The best thing in experience is that you’ve tried certain procedures, you know that they work, that you’ve tried other things, you know that they don’t work, and therefore that you start each thing that much further ahead. It shouldn’t stop you from trying to solve something that previously was not solved. But it should stop you from trying to solve it the way other people already tried and didn’t succeed.

There a lot of things very difficult to say, and frankly I don’t say them. A lot of times, I will just say, “Well, let us, for next time, try so and so, and let’s see where that will lead to.” And then when it begins to lead to something say, “Now, you see? How different it is?” And usually, the actor begins to be aware of it. Reality works for itself, and is its own measure, when it is awakened.

If you tell somebody, “This is a bad apple”, he’s used to this apple. He’s going to look at you as if you’re crazy. That’s the apple he’s used to. You have to give him a better apple. Even a piece of it. Doesn’t matter, even a piece. Say, “Now just taste this.” And he says, “Gee, this is different. I don’t know if I like it better, but it is different”, and then be perhaps interested, and say “Give me a whole apple, let’s see what will happen.”

And therefore, dogmatic as I am, I never really insist that anybody should believe or agree with me. I only insist that they should do what I tell them to do [members laugh]. It doesn’t really matter to me what they think, since what I’m interested in is only in helping them to achieve the result that I believe they are capable of.
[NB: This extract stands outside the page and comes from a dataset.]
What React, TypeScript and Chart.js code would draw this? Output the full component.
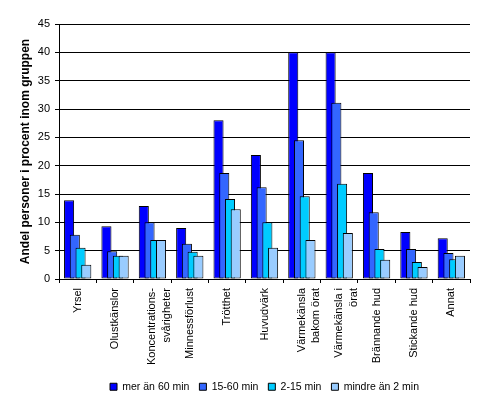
import React, { useEffect, useRef } from "react";
import { Chart, registerables } from "chart.js";

Chart.register(...registerables);

const categories: string[][] = [
  ["Yrsel"],
  ["Olustkänslor"],
  ["Koncentrations-", "svårigheter"],
  ["Minnessförlust"],
  ["Trötthet"],
  ["Huvudvärk"],
  ["Värmekänsla", "bakom örat"],
  ["Värmekänsla i", "örat"],
  ["Brännande hud"],
  ["Stickande hud"],
  ["Annat"],
];

const seriesNames = ["mer än 60 min", "15-60 min", "2-15 min", "mindre än 2 min"];
const seriesColors = ["#0000FF", "#3366FF", "#00CCFF", "#99CCFF"];

const over60 = [13.9, 9.3, 12.9, 9.0, 28.0, 21.9, 40.0, 40.0, 18.7, 8.3, 7.2];
const min15to60 = [7.8, 4.9, 10.0, 6.2, 18.7, 16.2, 24.5, 31.1, 11.8, 5.3, 4.6];
const min2to15 = [5.5, 4.1, 6.9, 4.8, 14.1, 10.0, 14.6, 16.8, 5.3, 3.0, 3.5];
const under2 = [2.5, 4.1, 6.9, 4.1, 12.3, 5.5, 6.9, 8.1, 3.4, 2.1, 4.1];

const seriesValues = [over60, min15to60, min2to15, under2];

const yMin = 0;
const yMax = 45;
const yStep = 5;

const yTitle = "Andel personer i procent inom gruppen";

const FONT = "'Liberation Sans', Arial, sans-serif";

// Excel-like overlapping bars: overlap and gap width as fractions of bar width
const overlapPlugin = {
  id: "excelOverlap",
  afterDatasetsUpdate(chart: any) {
    const xs = chart.scales.x;
    const n = chart.data.datasets.length;
    const count = chart.data.labels.length;
    const cw = xs.width / count;
    const overlap = 0.43;
    const gap = 1.0;
    const bw = cw / (n - (n - 1) * overlap + gap);
    const step = bw * (1 - overlap);
    for (let di = 0; di < n; di++) {
      const meta = chart.getDatasetMeta(di);
      meta.data.forEach((el: any, i: number) => {
        el.x = xs.getPixelForValue(i) + (di - (n - 1) / 2) * step;
        el.width = bw;
      });
    }
  },
};

export default function App() {
  const ref = useRef<HTMLCanvasElement | null>(null);

  useEffect(() => {
    if (!ref.current) return;
    const n = seriesValues.length;
    const chart = new Chart(ref.current, {
      type: "bar",
      data: {
        labels: categories as any,
        datasets: seriesValues.map((vals, i) => ({
          label: seriesNames[i],
          data: vals,
          backgroundColor: seriesColors[i],
          borderColor: "#000000",
          borderWidth: 1,
          borderSkipped: false,
          grouped: false,
          order: n - 1 - i,
        })),
      },
      options: {
        responsive: false,
        animation: false,
        devicePixelRatio: 1,
        layout: { padding: { left: 0, right: 14, top: 24, bottom: 1 } },
        plugins: {
          tooltip: { enabled: false },
          legend: {
            position: "bottom",
            fullSize: false,
            labels: {
              boxWidth: 7,
              boxHeight: 7,
              color: "#000",
              padding: 10,
              font: { size: 10.5, family: FONT },
              sort: (a: any, b: any) => a.datasetIndex - b.datasetIndex,
            },
          },
        },
        scales: {
          x: {
            offset: true,
            grid: {
              display: true,
              drawOnChartArea: false,
              drawTicks: true,
              tickLength: 4,
              color: "#000",
              offset: true,
            },
            border: { color: "#000", width: 1 },
            ticks: {
              autoSkip: false,
              maxRotation: 90,
              minRotation: 90,
              color: "#000",
              padding: 5,
              font: { size: 11, lineHeight: 1.3, family: FONT },
            },
            afterFit: (s: any) => {
              s.height = 92.5;
            },
          },
          y: {
            min: yMin,
            max: yMax,
            ticks: {
              stepSize: yStep,
              color: "#000",
              padding: 5,
              font: { size: 11, family: FONT },
            },
            grid: { color: "#000", tickLength: 4, drawTicks: true, lineWidth: 1 },
            border: { color: "#000", width: 1 },
            title: {
              display: true,
              text: yTitle,
              color: "#000",
              font: { size: 12, weight: "bold", family: FONT },
              padding: { top: 18, bottom: 0 },
            },
            afterFit: (s: any) => {
              s.width = 59;
            },
          },
        },
      },
      plugins: [overlapPlugin],
    });
    return () => chart.destroy();
  }, []);

  return (
    <div style={{ position: "fixed", left: 0, top: 0, width: 484, height: 403, background: "#fff" }}>
      <canvas ref={ref} width={484} height={403} style={{ width: 484, height: 403 }} />
    </div>
  );
}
It is true that in the many years in the past, we’ve done the work and the people who did it didn’t really know what they were doing. As a result, the explanation of it, the understanding of it is abysmally faulty. And that’s what I’m trying to do now. That was the reason for the Institute, quite honestly, and that’s the reason for the books that I’m writing, and for putting my work on tape. To try to seek what has been discovered, because I believe that I carry on the basic ideas of Stanislavsky, not just my own, and that should not go down the drain.